Rainwater capture is an effective supplement:

• Simple barrel systems are easy: a 55-gallon barrel provides emergency irrigation for containers and small beds. Place barrels under downspouts and include first-flush diverters for better water quality.
• For larger demand, cisterns sized by roof catchment area and seasonal rainfall can supply drip systems. Use the 1 inch per 1,000 sq ft = 623 gallons conversion to estimate capture.
• Graywater (laundry, shower) can be reused for subsurface irrigation of appropriate plants if local code permits. Use dedicated graywater systems that avoid edible above-ground crop use unless code-approved.

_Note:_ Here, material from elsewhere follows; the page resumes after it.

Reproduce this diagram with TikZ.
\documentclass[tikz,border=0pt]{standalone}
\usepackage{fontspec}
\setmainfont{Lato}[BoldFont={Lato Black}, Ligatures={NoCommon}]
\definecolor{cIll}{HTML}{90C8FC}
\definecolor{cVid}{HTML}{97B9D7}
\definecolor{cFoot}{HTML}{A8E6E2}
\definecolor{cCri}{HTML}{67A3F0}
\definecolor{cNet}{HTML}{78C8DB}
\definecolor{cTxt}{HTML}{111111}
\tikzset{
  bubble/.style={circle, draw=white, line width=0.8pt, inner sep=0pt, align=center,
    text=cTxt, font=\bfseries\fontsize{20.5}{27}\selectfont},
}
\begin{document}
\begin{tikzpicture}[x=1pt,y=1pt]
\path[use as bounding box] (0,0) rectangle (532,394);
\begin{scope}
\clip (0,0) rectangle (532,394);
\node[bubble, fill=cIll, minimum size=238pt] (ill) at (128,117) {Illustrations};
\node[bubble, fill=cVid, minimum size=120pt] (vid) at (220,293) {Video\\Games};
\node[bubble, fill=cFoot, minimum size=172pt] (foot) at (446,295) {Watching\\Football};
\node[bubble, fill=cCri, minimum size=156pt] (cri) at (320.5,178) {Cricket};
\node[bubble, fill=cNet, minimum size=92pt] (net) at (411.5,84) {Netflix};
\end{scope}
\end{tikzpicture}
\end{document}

Practical takeaway: treat harvested rainwater as a valuable supplement; size systems to meet practical needs and maintain them to prevent mosquito breeding and contamination.

Installation, winterizing, and maintenance

Install with longevity and access for maintenance in mind.

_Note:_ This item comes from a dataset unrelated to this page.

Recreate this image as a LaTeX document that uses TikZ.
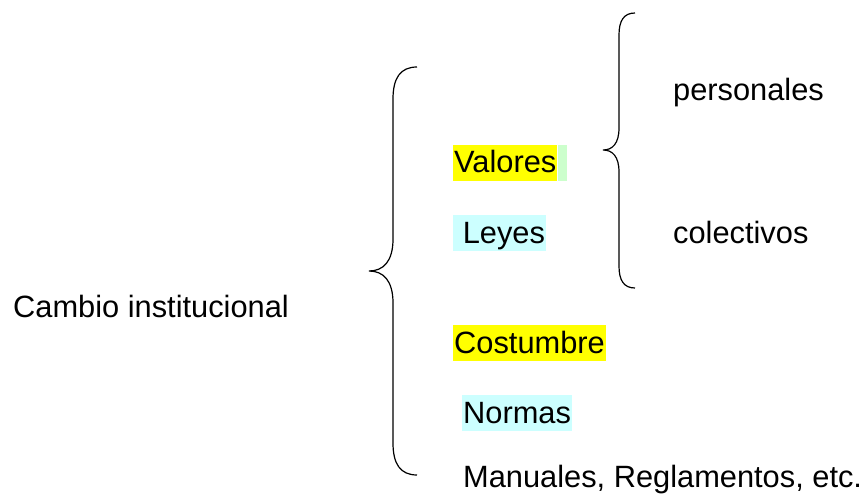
\documentclass[tikz,border=0pt]{standalone}
\usepackage{fontspec}
\setmainfont{Liberation Sans}
\usetikzlibrary{positioning}
\definecolor{hlyellow}{RGB}{255,255,0}
\definecolor{hlcyan}{RGB}{204,255,255}
\definecolor{hlgreen}{RGB}{204,255,204}
% tip x, tip y, top y, bottom y, half width, curl
\newcommand{\cibrace}[6] {\draw [brace] ({#1+2*#5},#3) .. controls ({#1+1.3*#5},#3) and ({#1+#5},{#3+0.35*#6}) .. ({#1+#5},{#3+#6}) -- ({#1+#5},{#2-#6}) .. controls ({#1+#5},{#2-0.3*#6}) and ({#1+0.6*#5},#2) .. (#1,#2) .. controls ({#1+0.6*#5},#2) and ({#1+#5},{#2+0.3*#6}) .. ({#1+#5},{#2+#6}) -- ({#1+#5},{#4-#6}) .. controls ({#1+#5},{#4-0.35*#6}) and ({#1+1.3*#5},#4) .. ({#1+2*#5},#4);}
\tikzset{
  word/.style={font=\fontsize{30.8}{37}\selectfont, inner sep=0pt, anchor=base west},
  hilite/.style={fill=#1, text height=28pt, text depth=8pt, inner xsep=1pt},
  brace/.style={line width=1.2pt}
}

\begin{document}
\begin{tikzpicture}[x=1pt, y=-1pt]
\useasboundingbox (0,0) rectangle (868,495);

\node [word] at (13,317) (cambio) {Cambio institucional};

\cibrace {369}{271}{67}{475}{24}{32}

\node [word, hilite=hlyellow] at (453,172.7) (valores) {Valores};
\node [word, hilite=hlgreen, right=0pt of valores, minimum width=9pt] (valoresb) {};
\node [word, hilite=hlcyan] at (453,243) (leyes) {\ Leyes};
\node [word, hilite=hlyellow] at (453,353) (costumbre) {Costumbre};
\node [word, hilite=hlcyan] at (462,423) (normas) {Normas};
\node [word] at (463,487) (manuales) {Manuales, Reglamentos, etc.};

\cibrace {603}{150}{13}{288}{16}{22}

\node [word] at (673,100) (personales) {personales};
\node [word] at (673,243) (colectivos) {colectivos};

\end{tikzpicture}
\end{document}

• Bury mains and laterals below frost depth where applicable or blow out with compressed air in winter if lines are above ground.
• Insulate or bury backflow preventers and valves, or provide easily accessible insulated enclosures and heat tape where freeze is a risk.
• Monthly checks: inspect emitters, flush lines, check for leaks, clean filters, and verify controller schedules.
• Annually: exercise valves, replace damaged tubing, and recalibrate sensors and controllers.

Practical takeaway: a simple seasonal maintenance plan prevents most failures and extends system life.

Implementation checklist and practical tips

• Conduct a site survey: map microclimates, slopes, soils, and existing water sources.
• Group plants by water use (hydrozones) and design zones accordingly.
• Prioritize drip irrigation and micro-spray for planted beds; reserve sprinklers for turf.
• Size zones so total flow matches valve and pipe capacities; install pressure regulators and filters for drippers.
• Use ET or soil moisture-based controllers and include flow monitoring for leak detection.
• Improve soils with compost and mulch heavily to reduce irrigation frequency.
• Consider rainwater capture sized to practical uses; verify local regulations before installing larger cisterns or graywater systems.
• Winterize lines, insulate backflow, or plan for blowouts in freezing areas.
• Maintain the system on a regular schedule and adjust watering seasonally.

Final thoughts

Successful irrigation in New Mexico balances conservation with plant health. The best systems start with good design–understanding soils, slopes, and plant needs–and then use efficient hardware (drip, pressure regulation, filters) combined with intelligent scheduling and monitoring. The result is a resilient landscape that thrives in New Mexico’s varied climates while minimizing water waste. Use the concrete calculations and practical approaches above to size zones, choose equipment, and implement a schedule that fits your site and local water conditions.